The UK state pension is stunningly expensive. Even the modest move announced by the Conservatives at their conference on Tuesday will save 13 billion pounds a year, or half the revenue from fuel duty. As longevity increases, the state pension age must be raised much further, but this proposal is the first instalment of what until now has looked more like theoretical economics than the prospect of personal financial pain.
There is much more to come. It’s not even possible to predict next year’s gap between government spending and revenue to within 13 billion pounds. Next month’s Pre-Budget Report will be another horror show, like the April Budget which forecast a shortfall of 175 billion pounds. Effectively, everything spent this year on health, transport and defence has been borrowed from the Bank of England, that modern equivalent of printing money to pay the bills.
Printing money seems to be cost-free, but only as long as the markets believe in the nation’s credit. If there is the slightest doubt, the punishment is swift and vicious. Britain is already heavily dependent on foreign buyers of government debt, and even at today’s historically low rates, debt costs are forecast to rise from 30 billion in 2008/09 to 43 billion pounds in 2010/11. They will go much higher thereafter.
By 2014, debt is forecast to reach 80 percent of GDP (currently around 1,400 billion pounds), and the combination of new issuance and the Bank’s programme of buying in existing stocks mean that even a 1 percent rise in interest costs would absorb all the savings from the Conservatives’ painful pension proposals. Meanwhile, on the other side of the world, there’s an indicator of what’s ahead.
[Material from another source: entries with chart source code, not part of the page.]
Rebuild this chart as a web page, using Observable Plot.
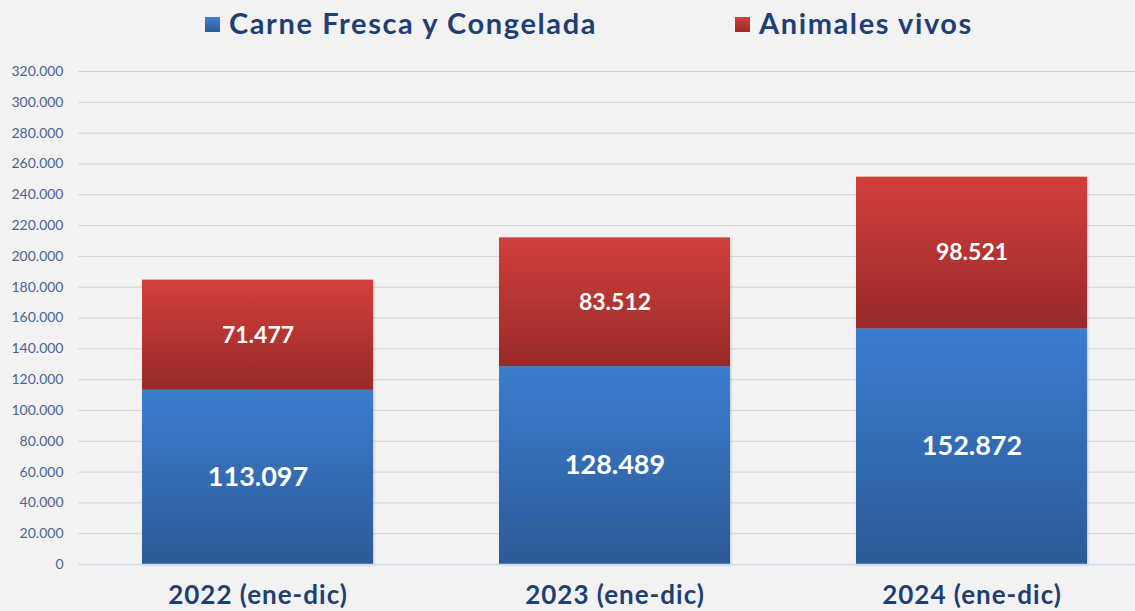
<!DOCTYPE html>
<html><head><meta charset="utf-8">
<script src="https://cdn.jsdelivr.net/npm/d3@7"></script>
<script src="https://cdn.jsdelivr.net/npm/@observablehq/plot@0.6"></script>
<style>
html,body{margin:0;padding:0;background:#f2f2f2;}
body{width:1135px;height:611px;overflow:hidden;font-family:Lato,"Noto Sans",sans-serif;}
#legend{position:relative;height:50px;}
.item{position:absolute;top:5px;font-weight:bold;font-size:29px;letter-spacing:1.6px;color:#1f3f74;display:flex;align-items:center;white-space:nowrap;}
.sw{width:15px;height:15px;margin-right:9px;margin-top:3px;}
#chart svg{display:block;overflow:visible;}
</style></head><body>
<div id="legend"></div>
<div id="chart"></div>
<script>
const years = ["2022 (ene-dic)", "2023 (ene-dic)", "2024 (ene-dic)"];
const series = ["Carne Fresca y Congelada", "Animales vivos"];
const carne = [113097, 128489, 152872];
const animales = [71477, 83512, 98521];
const yTicks = [0,20000,40000,60000,80000,100000,120000,140000,160000,180000,200000,220000,240000,260000,280000,300000,320000];

const fmt = v => v.toLocaleString("de-DE");
const data = [];
years.forEach((y, i) => {
  data.push({year: y, serie: series[0], value: carne[i]});
  data.push({year: y, serie: series[1], value: animales[i]});
});

// legend
const legend = document.getElementById("legend");
const legendItems = [
  {label: series[0], left: 205, grad: "linear-gradient(#3d7fd1,#2c5a98)"},
  {label: series[1], left: 735, grad: "linear-gradient(#d3403c,#992a29)"}
];
legendItems.forEach(it => {
  const d = document.createElement("div");
  d.className = "item";
  d.style.left = it.left + "px";
  d.innerHTML = `<span class="sw" style="background:${it.grad}"></span><span>${it.label}</span>`;
  legend.appendChild(d);
});

const chart = Plot.plot({
  width: 1135,
  height: 561,
  marginTop: 21,
  marginBottom: 47,
  marginLeft: 78,
  marginRight: 0,
  style: {background: "transparent", fontFamily: "Lato, sans-serif"},
  x: {domain: years, range: [78, 1150], paddingInner: 0.354, paddingOuter: 0.177, label: null},
  y: {domain: [0, 320000], label: null},
  color: {domain: series, range: ["url(#gBlue)", "url(#gRed)"]},
  marks: [
    Plot.ruleY(yTicks.filter(d => d > 0), {stroke: "#d3d3d3", strokeWidth: 1}),
    Plot.axisY({ticks: yTicks, tickFormat: fmt, tickSize: 0, tickPadding: 15, fontSize: 14, fill: "#4a6591", label: null}),
    Plot.axisX({tickSize: 0, tickPadding: 21, fontSize: 26, fontWeight: "bold", fill: "#1f3f74", label: null}),
    Plot.barY(data, Plot.stackY({x: "year", y: "value", z: "serie", fill: "serie"})),
    Plot.ruleY([0], {stroke: "#c9dcf2", strokeWidth: 1.5}),
    Plot.text(data, Plot.stackY({
      x: "year", y: "value", z: "serie",
      text: d => fmt(d.value),
      fontSize: d => d.serie === series[0] ? 27 : 23,
      fontWeight: "bold", fill: "white"
    }))
  ]
});

const svg = d3.select(chart);
const defs = svg.insert("defs", ":first-child");
const g1 = defs.append("linearGradient").attr("id", "gBlue").attr("x1", 0).attr("y1", 0).attr("x2", 0).attr("y2", 1);
g1.append("stop").attr("offset", "0%").attr("stop-color", "#3b7dcf");
g1.append("stop").attr("offset", "100%").attr("stop-color", "#2c5a97");
const g2 = defs.append("linearGradient").attr("id", "gRed").attr("x1", 0).attr("y1", 0).attr("x2", 0).attr("y2", 1);
g2.append("stop").attr("offset", "0%").attr("stop-color", "#d23f3b");
g2.append("stop").attr("offset", "100%").attr("stop-color", "#982a29");
svg.selectAll("g[aria-label='bar']").style("filter", "drop-shadow(1.5px 1px 1px rgba(0,0,0,0.18))");
svg.selectAll("g[aria-label='x-axis tick label'] text").style("letter-spacing", "1px");

document.getElementById("chart").appendChild(chart);
</script>
</body></html>
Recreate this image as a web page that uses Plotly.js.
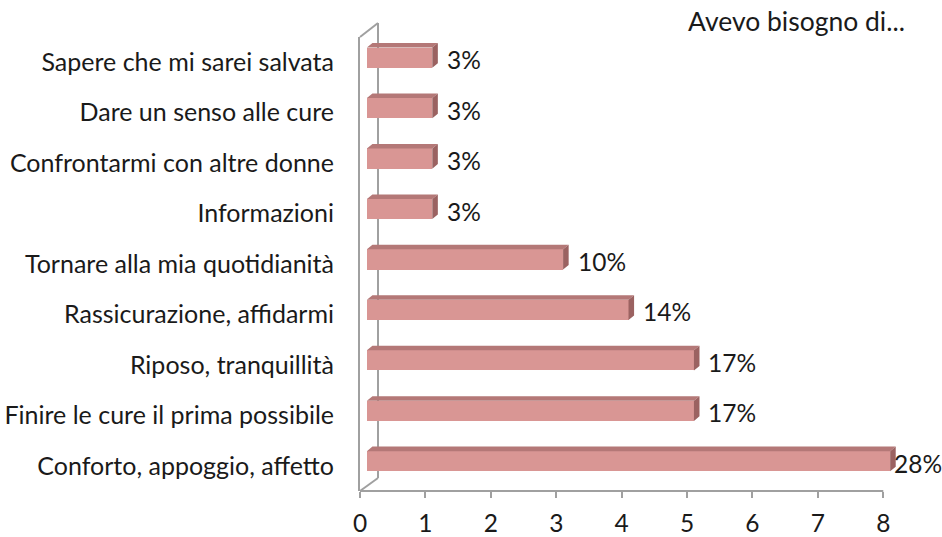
<!DOCTYPE html>
<html>
<head>
<meta charset="utf-8">
<script src="https://cdn.plot.ly/plotly-3.0.1.min.js"></script>
<style>html,body{margin:0;padding:0;background:#fff;}#chart{width:942px;height:537px;}</style>
</head>
<body>
<div id="chart"></div>
<script>
// Data (bottom to top)
const categories = [
  "Conforto, appoggio, affetto",
  "Finire le cure il prima possibile",
  "Riposo, tranquillità",
  "Rassicurazione, affidarmi",
  "Tornare alla mia quotidianità",
  "Informazioni",
  "Confrontarmi con altre donne",
  "Dare un senso alle cure",
  "Sapere che mi sarei salvata"
];
const counts = [8, 5, 5, 4, 3, 1, 1, 1, 1];
const percentLabels = ["28%", "17%", "17%", "14%", "10%", "3%", "3%", "3%", "3%"];
const xTickVals = [0, 1, 2, 3, 4, 5, 6, 7, 8];

// Style constants
const FONT = "Lato, 'Open Sans', sans-serif";
const FS = 25;
const TXT = "#1a1a1a";
const AX = "#a0a0a0";
const BASE = 0.105;     // front face start (3D floor offset)
const BW = 0.40;        // bar thickness
const OFF = -0.11;      // bar offset in category units
const DX = 0.085;       // depth in x units
const DY = 0.09;        // depth in y units

const idx = categories.map((_, i) => i);
const maxCount = Math.max(...counts);

const front = {
  type: 'bar', orientation: 'h',
  x: counts, y: idx, base: counts.map(() => BASE),
  width: BW, offset: OFF,
  marker: {color: '#d99694', line: {width: 0}},
  hoverinfo: 'skip', showlegend: false
};

const topX = [], topY = [], sideX = [], sideY = [];
counts.forEach((v, i) => {
  const x0 = BASE, x1 = BASE + v;
  const yb = i + OFF, yt = i + OFF + BW;
  topX.push(x0, x1, x1 + DX, x0 + DX, x0, null);
  topY.push(yt, yt, yt + DY, yt + DY, yt, null);
  sideX.push(x1, x1, x1 + DX, x1 + DX, x1, null);
  sideY.push(yb, yt, yt + DY, yb + DY, yb, null);
});
const topFace = {type: 'scatter', mode: 'lines', x: topX, y: topY, fill: 'toself',
  fillcolor: '#b47877', line: {width: 0, color: '#b47877'}, hoverinfo: 'skip', showlegend: false, connectgaps: false};
const sideFace = {type: 'scatter', mode: 'lines', x: sideX, y: sideY, fill: 'toself',
  fillcolor: '#9b6261', line: {width: 0, color: '#9b6261'}, hoverinfo: 'skip', showlegend: false, connectgaps: false};

const annotations = counts.map((v, i) => ({
  x: BASE + v + DX, y: i + 0.05, xref: 'x', yref: 'y',
  text: percentLabels[i], showarrow: false, xanchor: 'left', yanchor: 'middle',
  xshift: v === maxCount ? -4 : 7,
  font: {family: FONT, size: 24.5, color: TXT}
}));

const boundaries = [];
for (let i = 0; i <= categories.length; i++) boundaries.push(i - 0.5);

const layout = {
  width: 942, height: 537,
  margin: {l: 360, r: 26, t: 37, b: 46, pad: 0},
  paper_bgcolor: '#ffffff', plot_bgcolor: 'rgba(0,0,0,0)',
  font: {family: FONT, size: FS, color: TXT},
  title: {text: 'Avevo bisogno di...', x: 905/942, xanchor: 'right', xref: 'container',
          y: 1 - 22/537, yanchor: 'middle', yref: 'container',
          font: {family: FONT, size: 26.5, color: TXT}},
  showlegend: false,
  bargap: 0,
  xaxis: {range: [0, 8.5], tickmode: 'array', tickvals: xTickVals, ticktext: xTickVals.map(String),
          ticks: 'outside', ticklen: 6, tickwidth: 2, tickcolor: AX,
          showline: false, showgrid: false, zeroline: false, fixedrange: true,
          ticklabelstandoff: 5,
          tickfont: {family: FONT, size: 24.5, color: TXT}},
  yaxis: {range: [-0.5, 8.5], tickmode: 'array', tickvals: idx, ticktext: categories,
          ticks: '', showline: true, linecolor: AX, linewidth: 2,
          showgrid: false, zeroline: false, fixedrange: true,
          ticklabelstandoff: 19,
          tickfont: {family: FONT, size: FS, color: TXT}},
  yaxis2: {range: [-0.5, 8.5], overlaying: 'y', anchor: 'x', side: 'left',
           tickmode: 'array', tickvals: boundaries, showticklabels: false,
           ticks: 'outside', ticklen: 7, tickwidth: 2, tickcolor: AX,
           showline: false, showgrid: false, zeroline: false, fixedrange: true},
  shapes: [
    {type: 'line', xref: 'x', yref: 'paper', x0: 0, x1: 8, y0: 0, y1: 0, line: {color: AX, width: 2}, layer: 'above'},
    {type: 'line', xref: 'paper', yref: 'paper', x0: 18/556, x1: 18/556, y0: 13/454, y1: 1 + 14/454, line: {color: AX, width: 2}, layer: 'below'},
    {type: 'line', xref: 'paper', yref: 'paper', x0: 0, x1: 18/556, y0: 1, y1: 1 + 14/454, line: {color: AX, width: 2}, layer: 'below'},
    {type: 'line', xref: 'paper', yref: 'paper', x0: 0, x1: 18/556, y0: 0, y1: 13/454, line: {color: AX, width: 2}, layer: 'below'}
  ],
  annotations: annotations
};

Plotly.newPlot('chart', [front, topFace, sideFace], layout, {displayModeBar: false, staticPlot: true});
</script>
</body>
</html>
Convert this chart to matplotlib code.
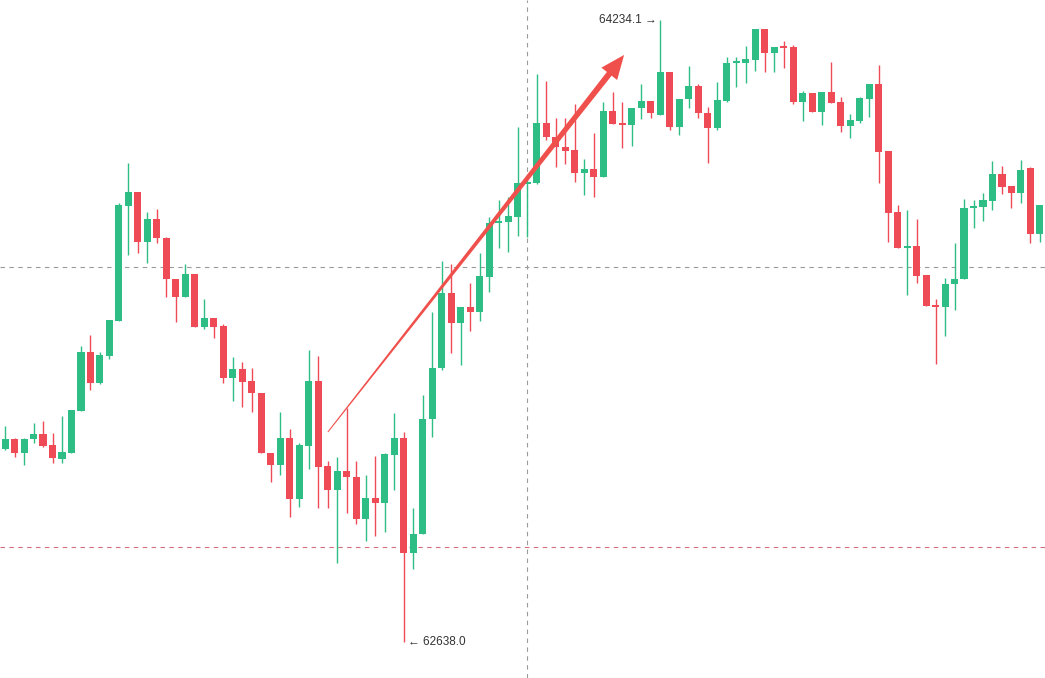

On Tuesday Australia became the first OECD country to raise interest rates, as the central bank worried about a resurgent housing market. As the recovery in far eastern markets gathers pace, others are expected to follow, offering more attractive alternatives to sterling while UK rates are close to zero. A rise may not be as far off as most forecastsers suppose.
The shape of the Conservatives’ plan for coping with their baleful inheritance is becoming a little clearer. The hope is that concessions on National Insurance will encourage small employers to create jobs and stem the rise in unemployment, while the promise of meaningful spending cuts will reassure foreign holders without scaring the voters back to Labour.
There are, as the Taxpayers’ Alliance spelled out last month, many areas where spending could be cut without hurting more than the small, vociferous groups whose interests would be damaged. One that the analysis missed was government economists: there are one thousand of them.